European banks face resilience tests as cyber attacks increase
16/03/2023
The European Central Bank (ECB) plans to test the cyber resilience of the euro zone's leading banks in the face of rising incidents of cyberattacks.
The move comes as banks are increasingly outsourcing business functions of their critical IT infrastructure. This has been prompted by efforts to reduce overhead costs, enhance operational efficiencies, and improve services.
However, banks can be cut off from counterparties quickly, including through sanctions, leaving them vulnerable and the results of the ECB tests will be known by the middle of 2024.
In America, the Federal Reserve already conducts regular “joint cyber security examinations” of the biggest US banks with other relevant authorities.
The ECB has made its stance clear stating: “The risk of cyberattacks is further accentuated by the high reliance of the financial system on digital technologies, the difficulty to protect against fast changing threats and because they are borderless.
“It is therefore essential that banks, other financial institutions and financial market infrastructures, as well as central banks like the ECB, have an adequate level of cyber resilience to ensure their own protection as well as that of the entire ecosystem.
“All significant institutions from the 19 euro area countries are required to report significant cyber incidents within two hours of classifying the incident as significant.”
The threat of cyberattacks has risen following Russia's invasion of Ukraine and subsequent sanctions, ECB supervisory chief Andrea Enria told a Lithuanian newspaper.

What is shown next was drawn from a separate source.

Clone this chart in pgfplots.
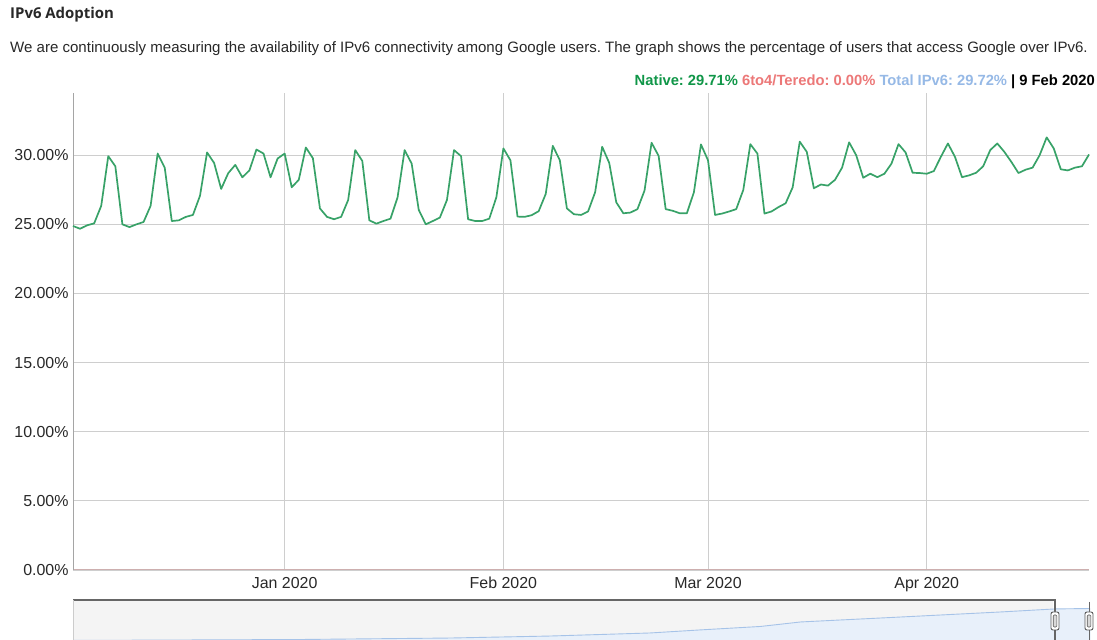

"Next year we are launching a thematic stress test on cyber resilience, which will try to test how banks are able to respond to and recover from a successful cyberattack," Enria told Verslo žinios.
"There has been a significant increase in cyberattacks. We cannot apportion this to any specific source, but it is a fact that the number of these attacks has increased since the war started."
A ransomware attack on Ion Markets, an Ireland-based financial data provider, disrupted areas of the derivatives market this year. The attack was claimed by LockBit, a group believed to be based in Russia, that recently attacked Royal Mail in the UK.